4) No, daughter has not been checked other than at birth they check the BS levels. Hopefully she will not get my crap gene and has husbands strong cells instead!

Hope this helps and feel free to PM me should you have any other questions as we are trying for baby number 2.

Bernie xx


----------



## Akasha (May 6, 2010)

The reason i asked about testing after born is due to the fact both me and partner are diabetic. 

I havent mentioned it to hospital yet, as after my nurse left ive been passed from nurse to nurse and never seem the same one twice to effective form a bond with properly. 

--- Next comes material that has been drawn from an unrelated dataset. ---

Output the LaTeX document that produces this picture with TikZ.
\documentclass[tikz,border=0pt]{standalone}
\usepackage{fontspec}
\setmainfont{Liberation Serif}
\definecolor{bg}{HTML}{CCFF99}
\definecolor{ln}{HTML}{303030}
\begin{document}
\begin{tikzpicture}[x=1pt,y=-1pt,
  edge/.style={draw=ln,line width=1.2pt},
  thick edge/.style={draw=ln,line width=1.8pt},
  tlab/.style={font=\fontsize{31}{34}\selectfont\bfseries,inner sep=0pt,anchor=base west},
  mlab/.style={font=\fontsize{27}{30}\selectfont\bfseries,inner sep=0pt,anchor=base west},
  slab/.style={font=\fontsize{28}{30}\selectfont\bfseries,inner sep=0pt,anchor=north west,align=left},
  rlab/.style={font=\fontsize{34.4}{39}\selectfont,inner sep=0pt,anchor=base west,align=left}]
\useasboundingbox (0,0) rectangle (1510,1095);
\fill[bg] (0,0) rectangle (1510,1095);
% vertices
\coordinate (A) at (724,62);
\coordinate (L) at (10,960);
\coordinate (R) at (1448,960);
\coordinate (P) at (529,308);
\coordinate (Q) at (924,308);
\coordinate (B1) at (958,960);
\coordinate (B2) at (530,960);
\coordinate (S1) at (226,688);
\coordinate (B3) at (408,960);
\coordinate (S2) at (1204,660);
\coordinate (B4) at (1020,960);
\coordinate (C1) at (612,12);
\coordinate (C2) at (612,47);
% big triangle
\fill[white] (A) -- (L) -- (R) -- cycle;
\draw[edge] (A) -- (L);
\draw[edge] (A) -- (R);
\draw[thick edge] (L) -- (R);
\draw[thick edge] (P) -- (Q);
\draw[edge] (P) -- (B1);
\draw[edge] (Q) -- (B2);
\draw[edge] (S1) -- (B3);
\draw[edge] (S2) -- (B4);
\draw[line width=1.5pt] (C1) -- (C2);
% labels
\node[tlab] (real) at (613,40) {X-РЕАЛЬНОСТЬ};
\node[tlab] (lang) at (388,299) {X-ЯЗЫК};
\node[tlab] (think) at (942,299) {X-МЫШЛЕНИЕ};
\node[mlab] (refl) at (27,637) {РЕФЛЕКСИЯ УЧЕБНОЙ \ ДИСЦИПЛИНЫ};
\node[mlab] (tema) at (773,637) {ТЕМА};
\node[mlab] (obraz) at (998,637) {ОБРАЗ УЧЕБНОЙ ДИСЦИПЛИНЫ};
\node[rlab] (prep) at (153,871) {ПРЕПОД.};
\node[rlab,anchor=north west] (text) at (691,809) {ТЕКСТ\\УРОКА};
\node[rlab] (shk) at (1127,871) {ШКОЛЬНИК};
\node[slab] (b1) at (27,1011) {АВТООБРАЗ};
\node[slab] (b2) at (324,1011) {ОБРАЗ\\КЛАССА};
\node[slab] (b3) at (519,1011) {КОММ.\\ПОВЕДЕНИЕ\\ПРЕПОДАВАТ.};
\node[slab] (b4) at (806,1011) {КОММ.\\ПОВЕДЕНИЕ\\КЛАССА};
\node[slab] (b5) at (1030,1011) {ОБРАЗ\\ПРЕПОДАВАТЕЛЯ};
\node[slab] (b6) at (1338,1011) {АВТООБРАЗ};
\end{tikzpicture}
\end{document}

We both want children (aged 21) but currently faced with finding somewhere to live (Nearly had a house last year, fell through) and work situations. 

I am also personally faced with the feeling of selfishness. Just because i want a child, why should i with all my health issues, and how can i look after myself and a child.


----------



## getcarter76 (May 6, 2010)

Hey Akasha,
I know exactly what you mean. I did a lot in my early twenties and selfishly wouldn't have even wanted a child then as i could barely look after myself (even though i had been diabetic about 15 odd years by then). It sounds to me like you are aware of yourself and situations and I believe that when its meant to be it is meant to be. 

I had a good pregnancy and even though pregnancy is a huge strain on your body (what with being diabetic as well) i felt it was right for me to do it when i did as i had travelled and done a lot before settling down (there's nothing 'settled' though about my life though now) - just like anyone else really.

I wouldn't be put off by diabetes if you want to do other things first. Don't let diabetes control you but you control it! Thats what i was brought up on and to be honest couldn't be truer.

You sound very sensible - more sensible than i was aged 21! Good luck with everything including the house situ - another stress hey!

Bernie x


----------



## Chrissie (May 6, 2010)

Hi
I'm 20weeks pregnant eekk
We decided to start trying about 1yr ago (29yrs old) told the hospital & went to pre-preg clinic for 6 months before being given the go ahead to start trying that was the begining of dec i had my contraceptive implant removed & fell pregnant the same month (now 30yrs old )
I'm being seen every 2 weeks at the hospital & so far everything is going ok
If you've got any questions i can help with just ask away xx


----------



## rachelha (May 6, 2010)

Hi Akasha

I am 35 and currently 21 weeks pregnant.

I think I was about 29 when I felt I was ready for children, unfortunately I did not meet my OH until I was 31.  We were together for about 2.5 years, before deciding we wanted kids together.

My hba1c was 8.6 when I first went to the pre-preg. clinic.  It took about 9 months to get it down to 7,4 when I was given the go ahead.

It then took 6 months to conceive. This baby has been planned for  a long time.

I go to the clinic every fortnight at the moment, but that will go to weekly at 30 weeks, and twice weekly from 36 weeks.


Please feel free to ask me any questions you want.  I have to say being pregnant and diabetic is very hard at times, but then I feel him move and all the effort is worth it again.

Rachel


----------



## Emmal31 (May 7, 2010)

Hi

Jessica was also a happy accident although I wanted to have a baby after I got married which was just over a year ago. I had a hba1c of about 6.9 or something similar *I think* when she was concieved which I got down to 6.3 during the pregnancy. 

When Jessica was born she had low blood sugars for about 3 days after which she was completely fine. Really hoping that she doesn't get diabetes later in life but if she does at least I'll know the signs to look out for xx


----------